DATA EXTRACT

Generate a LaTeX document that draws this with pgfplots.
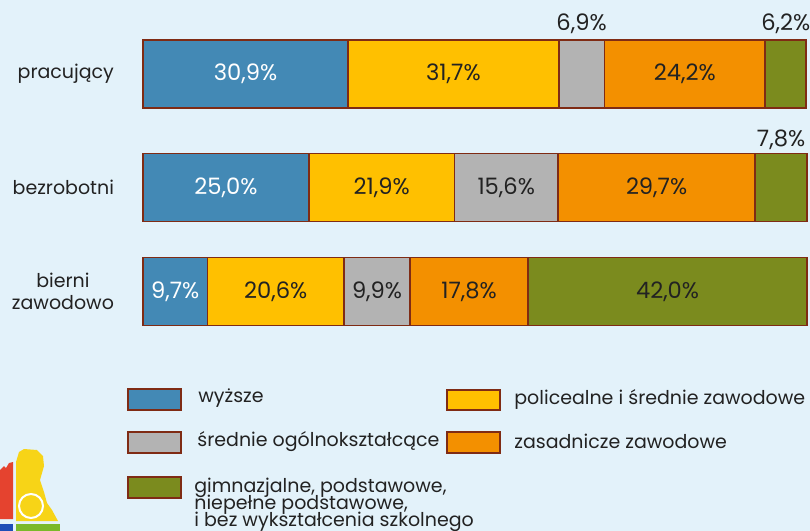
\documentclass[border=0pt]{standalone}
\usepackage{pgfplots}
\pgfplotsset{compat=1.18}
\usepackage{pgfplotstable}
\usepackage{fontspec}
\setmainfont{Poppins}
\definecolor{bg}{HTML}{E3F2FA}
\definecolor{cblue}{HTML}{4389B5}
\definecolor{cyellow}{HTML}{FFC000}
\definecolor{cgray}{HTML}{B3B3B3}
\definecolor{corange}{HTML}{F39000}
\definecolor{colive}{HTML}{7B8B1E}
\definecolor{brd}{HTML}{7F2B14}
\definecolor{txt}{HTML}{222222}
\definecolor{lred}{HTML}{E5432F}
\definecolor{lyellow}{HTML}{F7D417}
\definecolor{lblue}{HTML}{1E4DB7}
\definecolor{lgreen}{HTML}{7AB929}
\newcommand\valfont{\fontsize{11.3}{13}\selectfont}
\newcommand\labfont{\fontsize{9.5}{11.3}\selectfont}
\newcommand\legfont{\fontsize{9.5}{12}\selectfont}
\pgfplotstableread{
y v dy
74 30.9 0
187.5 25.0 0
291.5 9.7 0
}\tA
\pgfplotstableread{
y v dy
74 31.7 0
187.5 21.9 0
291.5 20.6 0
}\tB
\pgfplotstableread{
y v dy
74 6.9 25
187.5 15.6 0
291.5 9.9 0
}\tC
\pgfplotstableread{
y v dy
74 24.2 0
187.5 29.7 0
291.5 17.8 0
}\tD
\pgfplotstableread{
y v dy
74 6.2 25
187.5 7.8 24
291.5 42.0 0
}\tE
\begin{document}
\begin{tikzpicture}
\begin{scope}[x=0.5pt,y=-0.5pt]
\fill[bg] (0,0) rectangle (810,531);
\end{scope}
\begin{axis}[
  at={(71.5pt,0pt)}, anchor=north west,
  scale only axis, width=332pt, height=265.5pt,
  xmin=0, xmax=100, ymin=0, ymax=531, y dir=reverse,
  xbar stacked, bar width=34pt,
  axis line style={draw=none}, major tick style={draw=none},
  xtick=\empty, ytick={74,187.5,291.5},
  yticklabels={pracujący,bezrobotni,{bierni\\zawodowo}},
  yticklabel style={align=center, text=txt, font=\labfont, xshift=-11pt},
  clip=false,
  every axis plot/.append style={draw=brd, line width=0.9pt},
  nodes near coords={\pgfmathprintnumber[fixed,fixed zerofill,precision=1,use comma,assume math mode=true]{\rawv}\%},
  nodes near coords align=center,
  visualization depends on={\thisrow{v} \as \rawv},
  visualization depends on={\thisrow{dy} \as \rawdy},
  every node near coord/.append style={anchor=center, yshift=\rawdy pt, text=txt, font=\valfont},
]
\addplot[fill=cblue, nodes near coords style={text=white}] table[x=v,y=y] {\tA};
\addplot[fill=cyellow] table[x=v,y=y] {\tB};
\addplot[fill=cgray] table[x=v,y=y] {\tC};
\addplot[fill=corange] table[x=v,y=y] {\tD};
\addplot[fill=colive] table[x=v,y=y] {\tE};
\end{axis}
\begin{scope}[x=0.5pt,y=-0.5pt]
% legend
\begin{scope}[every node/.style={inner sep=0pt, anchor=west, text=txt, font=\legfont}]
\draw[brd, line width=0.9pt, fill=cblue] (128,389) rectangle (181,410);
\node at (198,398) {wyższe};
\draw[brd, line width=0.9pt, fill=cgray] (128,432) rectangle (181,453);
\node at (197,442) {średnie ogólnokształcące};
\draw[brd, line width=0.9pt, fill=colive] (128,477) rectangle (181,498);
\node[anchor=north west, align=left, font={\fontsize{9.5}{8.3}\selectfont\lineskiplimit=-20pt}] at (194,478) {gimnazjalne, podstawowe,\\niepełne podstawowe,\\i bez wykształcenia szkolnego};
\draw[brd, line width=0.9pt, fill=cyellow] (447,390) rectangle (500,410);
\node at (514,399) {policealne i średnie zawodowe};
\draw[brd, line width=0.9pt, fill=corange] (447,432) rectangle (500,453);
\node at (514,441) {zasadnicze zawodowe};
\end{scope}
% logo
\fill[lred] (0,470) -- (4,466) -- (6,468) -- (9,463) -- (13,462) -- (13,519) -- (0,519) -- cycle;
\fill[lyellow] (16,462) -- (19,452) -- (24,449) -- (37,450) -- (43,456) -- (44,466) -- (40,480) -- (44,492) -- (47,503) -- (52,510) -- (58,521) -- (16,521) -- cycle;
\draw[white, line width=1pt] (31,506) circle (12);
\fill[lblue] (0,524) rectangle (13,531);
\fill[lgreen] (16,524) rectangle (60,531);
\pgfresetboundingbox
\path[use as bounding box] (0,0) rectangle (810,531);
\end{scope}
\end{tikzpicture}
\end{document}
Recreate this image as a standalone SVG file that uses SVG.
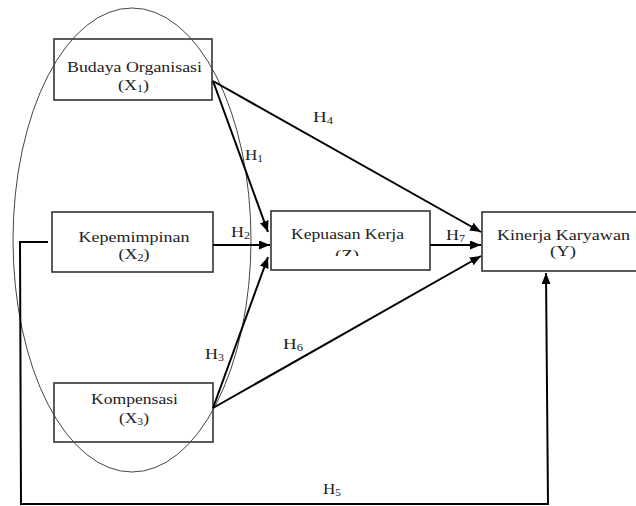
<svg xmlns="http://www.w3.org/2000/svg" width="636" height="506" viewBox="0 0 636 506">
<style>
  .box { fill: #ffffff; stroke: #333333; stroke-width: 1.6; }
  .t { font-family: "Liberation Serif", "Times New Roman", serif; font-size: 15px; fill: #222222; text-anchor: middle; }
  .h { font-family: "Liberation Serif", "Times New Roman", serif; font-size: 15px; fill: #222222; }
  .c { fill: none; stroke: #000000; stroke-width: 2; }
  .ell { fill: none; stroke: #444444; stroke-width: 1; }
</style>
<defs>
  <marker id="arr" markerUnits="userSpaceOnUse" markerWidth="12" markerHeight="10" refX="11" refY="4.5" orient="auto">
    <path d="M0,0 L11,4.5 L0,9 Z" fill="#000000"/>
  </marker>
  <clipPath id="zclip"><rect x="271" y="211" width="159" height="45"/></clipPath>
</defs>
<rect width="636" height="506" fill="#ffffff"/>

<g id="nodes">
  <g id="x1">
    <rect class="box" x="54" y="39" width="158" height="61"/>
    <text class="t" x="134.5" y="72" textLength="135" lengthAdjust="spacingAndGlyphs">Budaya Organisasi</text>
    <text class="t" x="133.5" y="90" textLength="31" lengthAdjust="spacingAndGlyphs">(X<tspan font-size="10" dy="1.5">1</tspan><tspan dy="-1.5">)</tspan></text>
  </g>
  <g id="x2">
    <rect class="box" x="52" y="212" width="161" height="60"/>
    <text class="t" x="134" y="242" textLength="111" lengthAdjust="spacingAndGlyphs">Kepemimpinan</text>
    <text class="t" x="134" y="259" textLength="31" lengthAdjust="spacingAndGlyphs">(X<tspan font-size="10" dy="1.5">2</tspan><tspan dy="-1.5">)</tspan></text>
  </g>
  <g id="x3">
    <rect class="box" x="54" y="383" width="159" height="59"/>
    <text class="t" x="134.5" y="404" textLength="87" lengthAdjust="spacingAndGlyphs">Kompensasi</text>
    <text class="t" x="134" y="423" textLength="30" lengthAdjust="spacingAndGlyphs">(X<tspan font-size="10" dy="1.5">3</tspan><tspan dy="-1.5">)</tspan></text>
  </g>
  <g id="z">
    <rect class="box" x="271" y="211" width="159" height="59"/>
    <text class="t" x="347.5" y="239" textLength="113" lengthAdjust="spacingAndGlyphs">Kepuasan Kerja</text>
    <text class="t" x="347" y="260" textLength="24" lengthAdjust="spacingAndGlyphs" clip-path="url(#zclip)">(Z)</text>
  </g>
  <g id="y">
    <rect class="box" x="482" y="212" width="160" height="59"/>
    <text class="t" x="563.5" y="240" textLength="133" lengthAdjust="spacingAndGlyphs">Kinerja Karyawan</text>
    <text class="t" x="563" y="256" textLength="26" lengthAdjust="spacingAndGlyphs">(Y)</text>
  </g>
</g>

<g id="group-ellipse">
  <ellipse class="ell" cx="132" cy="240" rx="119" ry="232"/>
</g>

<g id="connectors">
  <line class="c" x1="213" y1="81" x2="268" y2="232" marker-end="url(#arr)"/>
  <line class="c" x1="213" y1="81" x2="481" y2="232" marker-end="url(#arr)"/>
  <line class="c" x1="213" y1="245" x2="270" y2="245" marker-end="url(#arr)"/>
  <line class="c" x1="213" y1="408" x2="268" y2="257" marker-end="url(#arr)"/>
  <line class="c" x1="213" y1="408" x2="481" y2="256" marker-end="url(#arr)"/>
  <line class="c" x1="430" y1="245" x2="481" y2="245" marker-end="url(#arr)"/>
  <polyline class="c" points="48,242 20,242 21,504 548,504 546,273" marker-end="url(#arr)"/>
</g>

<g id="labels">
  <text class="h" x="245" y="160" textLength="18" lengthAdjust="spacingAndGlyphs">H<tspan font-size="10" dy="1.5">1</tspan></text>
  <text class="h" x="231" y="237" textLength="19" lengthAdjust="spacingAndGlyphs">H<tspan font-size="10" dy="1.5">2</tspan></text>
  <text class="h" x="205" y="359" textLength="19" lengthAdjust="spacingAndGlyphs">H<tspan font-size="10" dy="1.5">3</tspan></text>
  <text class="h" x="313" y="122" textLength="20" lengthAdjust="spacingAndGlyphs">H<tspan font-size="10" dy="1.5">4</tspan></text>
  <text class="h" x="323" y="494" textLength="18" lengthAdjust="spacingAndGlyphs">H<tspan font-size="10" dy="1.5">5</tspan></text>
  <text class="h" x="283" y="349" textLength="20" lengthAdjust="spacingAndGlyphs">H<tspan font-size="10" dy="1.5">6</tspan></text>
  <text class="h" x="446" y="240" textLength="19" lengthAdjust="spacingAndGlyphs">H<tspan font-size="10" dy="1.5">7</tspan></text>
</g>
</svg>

DESCRIPTION OF THE TASK
In the material above, show every line where the word "that" turns up.

SOLVED PROBLEM
Generate a LaTeX document that draws this with pgfplots.
Recreate this image as a standalone SVG file that uses SVG.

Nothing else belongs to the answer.